-- Given material start --

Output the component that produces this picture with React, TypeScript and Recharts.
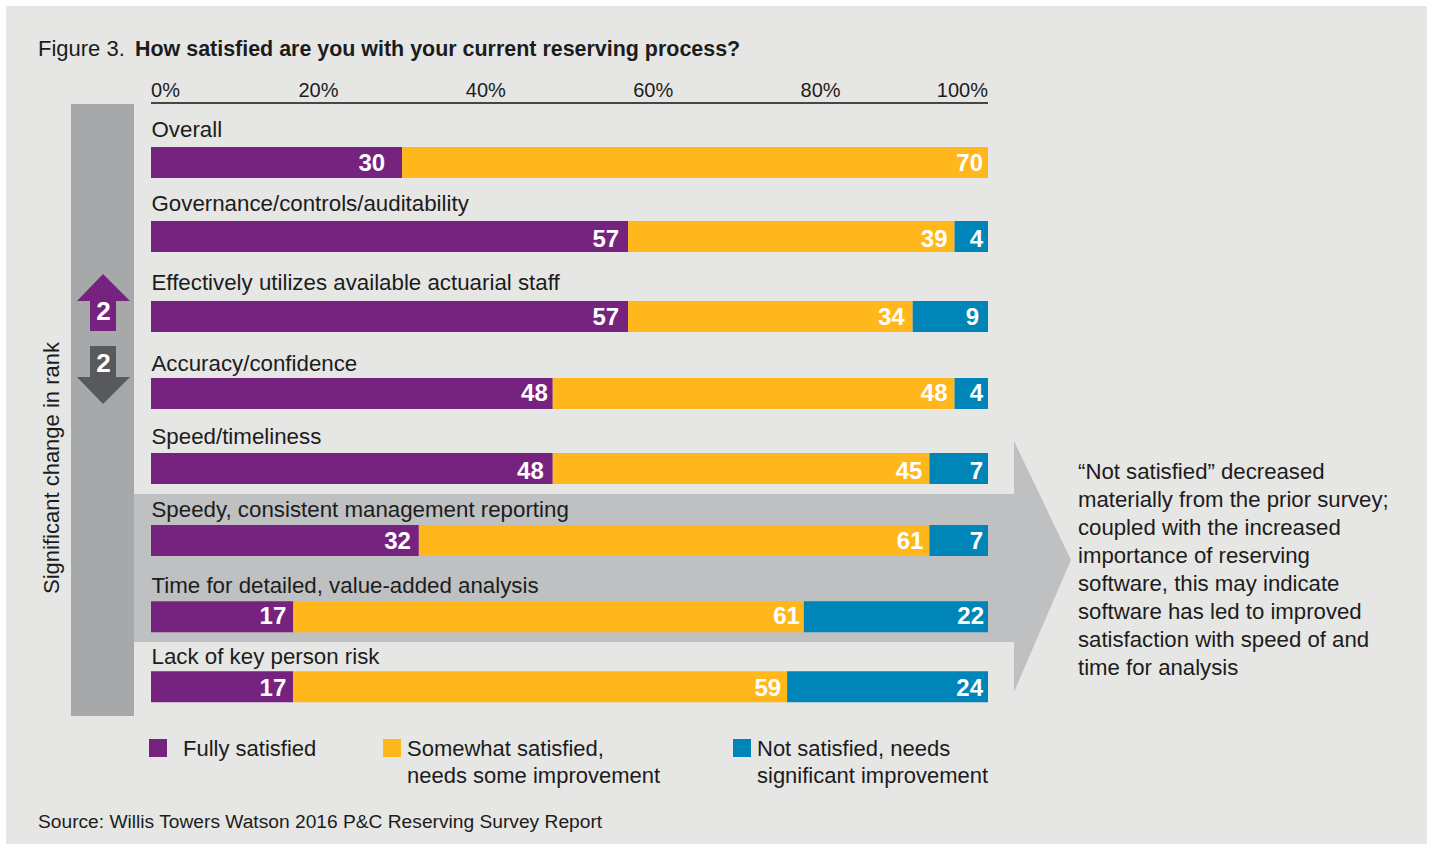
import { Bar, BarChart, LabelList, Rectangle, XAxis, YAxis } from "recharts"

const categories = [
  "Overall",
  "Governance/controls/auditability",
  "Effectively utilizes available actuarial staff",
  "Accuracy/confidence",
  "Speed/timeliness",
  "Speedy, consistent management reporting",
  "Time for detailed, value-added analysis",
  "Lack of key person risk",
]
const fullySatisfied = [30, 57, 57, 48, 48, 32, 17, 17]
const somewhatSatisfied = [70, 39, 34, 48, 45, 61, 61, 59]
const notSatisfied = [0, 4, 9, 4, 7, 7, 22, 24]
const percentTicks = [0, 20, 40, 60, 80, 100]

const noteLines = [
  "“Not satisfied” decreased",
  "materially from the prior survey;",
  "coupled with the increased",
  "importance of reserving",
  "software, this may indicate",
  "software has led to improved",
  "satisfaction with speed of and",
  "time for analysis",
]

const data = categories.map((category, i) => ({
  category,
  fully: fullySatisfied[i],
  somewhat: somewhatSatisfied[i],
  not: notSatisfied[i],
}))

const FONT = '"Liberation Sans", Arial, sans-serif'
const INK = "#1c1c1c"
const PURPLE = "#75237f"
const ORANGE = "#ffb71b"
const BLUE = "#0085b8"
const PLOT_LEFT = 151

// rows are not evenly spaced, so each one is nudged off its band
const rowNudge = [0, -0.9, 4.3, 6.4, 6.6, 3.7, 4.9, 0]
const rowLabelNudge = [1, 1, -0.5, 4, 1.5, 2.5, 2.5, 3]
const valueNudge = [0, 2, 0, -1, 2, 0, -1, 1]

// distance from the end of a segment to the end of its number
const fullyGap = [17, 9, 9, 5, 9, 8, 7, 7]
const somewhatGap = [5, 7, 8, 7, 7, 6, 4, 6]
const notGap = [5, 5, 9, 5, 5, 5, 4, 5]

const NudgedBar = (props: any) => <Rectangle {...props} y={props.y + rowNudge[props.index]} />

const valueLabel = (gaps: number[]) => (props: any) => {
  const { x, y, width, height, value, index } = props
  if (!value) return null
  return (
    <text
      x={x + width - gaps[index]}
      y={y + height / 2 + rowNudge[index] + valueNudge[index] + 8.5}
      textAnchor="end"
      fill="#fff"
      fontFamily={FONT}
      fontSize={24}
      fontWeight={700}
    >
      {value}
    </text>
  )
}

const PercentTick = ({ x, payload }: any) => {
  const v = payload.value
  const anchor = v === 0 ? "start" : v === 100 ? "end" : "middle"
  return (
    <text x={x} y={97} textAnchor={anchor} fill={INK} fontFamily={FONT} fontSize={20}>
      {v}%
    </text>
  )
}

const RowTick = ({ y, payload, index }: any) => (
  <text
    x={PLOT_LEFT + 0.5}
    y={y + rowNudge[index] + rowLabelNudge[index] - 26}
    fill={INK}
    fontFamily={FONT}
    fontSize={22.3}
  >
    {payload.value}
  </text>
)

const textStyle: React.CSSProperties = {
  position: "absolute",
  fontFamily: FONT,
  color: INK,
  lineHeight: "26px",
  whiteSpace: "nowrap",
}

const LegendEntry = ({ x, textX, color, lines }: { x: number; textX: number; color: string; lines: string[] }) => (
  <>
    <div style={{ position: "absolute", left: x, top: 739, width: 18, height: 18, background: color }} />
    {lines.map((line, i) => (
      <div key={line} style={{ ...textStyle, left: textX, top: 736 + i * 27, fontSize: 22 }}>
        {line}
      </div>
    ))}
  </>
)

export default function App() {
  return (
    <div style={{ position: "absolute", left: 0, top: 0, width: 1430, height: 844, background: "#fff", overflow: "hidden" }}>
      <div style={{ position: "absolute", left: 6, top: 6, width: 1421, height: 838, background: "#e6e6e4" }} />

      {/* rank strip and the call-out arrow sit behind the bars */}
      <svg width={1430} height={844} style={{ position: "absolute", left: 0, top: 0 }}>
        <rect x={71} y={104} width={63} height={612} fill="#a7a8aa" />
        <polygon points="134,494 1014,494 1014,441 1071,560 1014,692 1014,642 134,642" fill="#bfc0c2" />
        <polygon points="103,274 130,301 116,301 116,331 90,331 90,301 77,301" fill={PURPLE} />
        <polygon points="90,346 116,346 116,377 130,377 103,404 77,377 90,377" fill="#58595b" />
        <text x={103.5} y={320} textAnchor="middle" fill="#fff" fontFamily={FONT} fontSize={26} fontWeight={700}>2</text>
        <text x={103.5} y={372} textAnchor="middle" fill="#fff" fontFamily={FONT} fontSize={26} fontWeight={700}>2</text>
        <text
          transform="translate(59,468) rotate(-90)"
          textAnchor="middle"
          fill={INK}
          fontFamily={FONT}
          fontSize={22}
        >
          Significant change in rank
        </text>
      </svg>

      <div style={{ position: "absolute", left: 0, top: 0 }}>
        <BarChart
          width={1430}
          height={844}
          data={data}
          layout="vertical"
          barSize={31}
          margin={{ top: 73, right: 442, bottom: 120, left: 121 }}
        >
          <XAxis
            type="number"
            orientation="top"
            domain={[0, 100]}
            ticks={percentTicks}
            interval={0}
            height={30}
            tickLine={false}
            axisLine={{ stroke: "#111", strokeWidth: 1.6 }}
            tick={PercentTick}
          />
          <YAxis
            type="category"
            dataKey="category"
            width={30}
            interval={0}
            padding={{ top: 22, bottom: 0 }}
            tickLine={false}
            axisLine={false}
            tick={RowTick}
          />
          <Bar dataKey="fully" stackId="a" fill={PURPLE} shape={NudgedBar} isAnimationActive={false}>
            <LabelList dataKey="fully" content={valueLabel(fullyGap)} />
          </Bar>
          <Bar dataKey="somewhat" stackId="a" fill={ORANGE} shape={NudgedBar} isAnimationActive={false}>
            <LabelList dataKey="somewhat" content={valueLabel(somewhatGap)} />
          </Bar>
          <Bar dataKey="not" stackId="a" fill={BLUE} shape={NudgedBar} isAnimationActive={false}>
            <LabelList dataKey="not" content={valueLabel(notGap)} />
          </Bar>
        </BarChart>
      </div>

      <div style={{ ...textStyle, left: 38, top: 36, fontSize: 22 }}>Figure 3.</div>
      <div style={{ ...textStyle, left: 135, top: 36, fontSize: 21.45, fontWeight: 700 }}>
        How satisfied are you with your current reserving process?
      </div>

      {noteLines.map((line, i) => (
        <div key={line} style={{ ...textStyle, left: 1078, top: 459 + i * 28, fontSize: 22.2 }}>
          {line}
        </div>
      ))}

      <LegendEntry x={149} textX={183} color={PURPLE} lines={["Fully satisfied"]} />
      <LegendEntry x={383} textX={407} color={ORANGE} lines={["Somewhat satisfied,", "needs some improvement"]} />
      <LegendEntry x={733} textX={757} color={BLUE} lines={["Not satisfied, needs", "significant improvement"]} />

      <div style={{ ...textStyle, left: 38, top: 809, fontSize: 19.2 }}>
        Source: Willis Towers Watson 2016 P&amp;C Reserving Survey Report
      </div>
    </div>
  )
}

-- Given material end --

**Directive:** All of the data above should be quoted exactly, except for the pictures.

**Final result:**
Output the component that produces this picture with React, TypeScript and Recharts.
import { Bar, BarChart, LabelList, Rectangle, XAxis, YAxis } from "recharts"

const categories = [
  "Overall",
  "Governance/controls/auditability",
  "Effectively utilizes available actuarial staff",
  "Accuracy/confidence",
  "Speed/timeliness",
  "Speedy, consistent management reporting",
  "Time for detailed, value-added analysis",
  "Lack of key person risk",
]
const fullySatisfied = [30, 57, 57, 48, 48, 32, 17, 17]
const somewhatSatisfied = [70, 39, 34, 48, 45, 61, 61, 59]
const notSatisfied = [0, 4, 9, 4, 7, 7, 22, 24]
const percentTicks = [0, 20, 40, 60, 80, 100]

const noteLines = [
  "“Not satisfied” decreased",
  "materially from the prior survey;",
  "coupled with the increased",
  "importance of reserving",
  "software, this may indicate",
  "software has led to improved",
  "satisfaction with speed of and",
  "time for analysis",
]

const data = categories.map((category, i) => ({
  category,
  fully: fullySatisfied[i],
  somewhat: somewhatSatisfied[i],
  not: notSatisfied[i],
}))

const FONT = '"Liberation Sans", Arial, sans-serif'
const INK = "#1c1c1c"
const PURPLE = "#75237f"
const ORANGE = "#ffb71b"
const BLUE = "#0085b8"
const PLOT_LEFT = 151

// rows are not evenly spaced, so each one is nudged off its band
const rowNudge = [0, -0.9, 4.3, 6.4, 6.6, 3.7, 4.9, 0]
const rowLabelNudge = [1, 1, -0.5, 4, 1.5, 2.5, 2.5, 3]
const valueNudge = [0, 2, 0, -1, 2, 0, -1, 1]

// distance from the end of a segment to the end of its number
const fullyGap = [17, 9, 9, 5, 9, 8, 7, 7]
const somewhatGap = [5, 7, 8, 7, 7, 6, 4, 6]
const notGap = [5, 5, 9, 5, 5, 5, 4, 5]

const NudgedBar = (props: any) => <Rectangle {...props} y={props.y + rowNudge[props.index]} />

const valueLabel = (gaps: number[]) => (props: any) => {
  const { x, y, width, height, value, index } = props
  if (!value) return null
  return (
    <text
      x={x + width - gaps[index]}
      y={y + height / 2 + rowNudge[index] + valueNudge[index] + 8.5}
      textAnchor="end"
      fill="#fff"
      fontFamily={FONT}
      fontSize={24}
      fontWeight={700}
    >
      {value}
    </text>
  )
}

const PercentTick = ({ x, payload }: any) => {
  const v = payload.value
  const anchor = v === 0 ? "start" : v === 100 ? "end" : "middle"
  return (
    <text x={x} y={97} textAnchor={anchor} fill={INK} fontFamily={FONT} fontSize={20}>
      {v}%
    </text>
  )
}

const RowTick = ({ y, payload, index }: any) => (
  <text
    x={PLOT_LEFT + 0.5}
    y={y + rowNudge[index] + rowLabelNudge[index] - 26}
    fill={INK}
    fontFamily={FONT}
    fontSize={22.3}
  >
    {payload.value}
  </text>
)

const textStyle: React.CSSProperties = {
  position: "absolute",
  fontFamily: FONT,
  color: INK,
  lineHeight: "26px",
  whiteSpace: "nowrap",
}

const LegendEntry = ({ x, textX, color, lines }: { x: number; textX: number; color: string; lines: string[] }) => (
  <>
    <div style={{ position: "absolute", left: x, top: 739, width: 18, height: 18, background: color }} />
    {lines.map((line, i) => (
      <div key={line} style={{ ...textStyle, left: textX, top: 736 + i * 27, fontSize: 22 }}>
        {line}
      </div>
    ))}
  </>
)

export default function App() {
  return (
    <div style={{ position: "absolute", left: 0, top: 0, width: 1430, height: 844, background: "#fff", overflow: "hidden" }}>
      <div style={{ position: "absolute", left: 6, top: 6, width: 1421, height: 838, background: "#e6e6e4" }} />

      {/* rank strip and the call-out arrow sit behind the bars */}
      <svg width={1430} height={844} style={{ position: "absolute", left: 0, top: 0 }}>
        <rect x={71} y={104} width={63} height={612} fill="#a7a8aa" />
        <polygon points="134,494 1014,494 1014,441 1071,560 1014,692 1014,642 134,642" fill="#bfc0c2" />
        <polygon points="103,274 130,301 116,301 116,331 90,331 90,301 77,301" fill={PURPLE} />
        <polygon points="90,346 116,346 116,377 130,377 103,404 77,377 90,377" fill="#58595b" />
        <text x={103.5} y={320} textAnchor="middle" fill="#fff" fontFamily={FONT} fontSize={26} fontWeight={700}>2</text>
        <text x={103.5} y={372} textAnchor="middle" fill="#fff" fontFamily={FONT} fontSize={26} fontWeight={700}>2</text>
        <text
          transform="translate(59,468) rotate(-90)"
          textAnchor="middle"
          fill={INK}
          fontFamily={FONT}
          fontSize={22}
        >
          Significant change in rank
        </text>
      </svg>

      <div style={{ position: "absolute", left: 0, top: 0 }}>
        <BarChart
          width={1430}
          height={844}
          data={data}
          layout="vertical"
          barSize={31}
          margin={{ top: 73, right: 442, bottom: 120, left: 121 }}
        >
          <XAxis
            type="number"
            orientation="top"
            domain={[0, 100]}
            ticks={percentTicks}
            interval={0}
            height={30}
            tickLine={false}
            axisLine={{ stroke: "#111", strokeWidth: 1.6 }}
            tick={PercentTick}
          />
          <YAxis
            type="category"
            dataKey="category"
            width={30}
            interval={0}
            padding={{ top: 22, bottom: 0 }}
            tickLine={false}
            axisLine={false}
            tick={RowTick}
          />
          <Bar dataKey="fully" stackId="a" fill={PURPLE} shape={NudgedBar} isAnimationActive={false}>
            <LabelList dataKey="fully" content={valueLabel(fullyGap)} />
          </Bar>
          <Bar dataKey="somewhat" stackId="a" fill={ORANGE} shape={NudgedBar} isAnimationActive={false}>
            <LabelList dataKey="somewhat" content={valueLabel(somewhatGap)} />
          </Bar>
          <Bar dataKey="not" stackId="a" fill={BLUE} shape={NudgedBar} isAnimationActive={false}>
            <LabelList dataKey="not" content={valueLabel(notGap)} />
          </Bar>
        </BarChart>
      </div>

      <div style={{ ...textStyle, left: 38, top: 36, fontSize: 22 }}>Figure 3.</div>
      <div style={{ ...textStyle, left: 135, top: 36, fontSize: 21.45, fontWeight: 700 }}>
        How satisfied are you with your current reserving process?
      </div>

      {noteLines.map((line, i) => (
        <div key={line} style={{ ...textStyle, left: 1078, top: 459 + i * 28, fontSize: 22.2 }}>
          {line}
        </div>
      ))}

      <LegendEntry x={149} textX={183} color={PURPLE} lines={["Fully satisfied"]} />
      <LegendEntry x={383} textX={407} color={ORANGE} lines={["Somewhat satisfied,", "needs some improvement"]} />
      <LegendEntry x={733} textX={757} color={BLUE} lines={["Not satisfied, needs", "significant improvement"]} />

      <div style={{ ...textStyle, left: 38, top: 809, fontSize: 19.2 }}>
        Source: Willis Towers Watson 2016 P&amp;C Reserving Survey Report
      </div>
    </div>
  )
}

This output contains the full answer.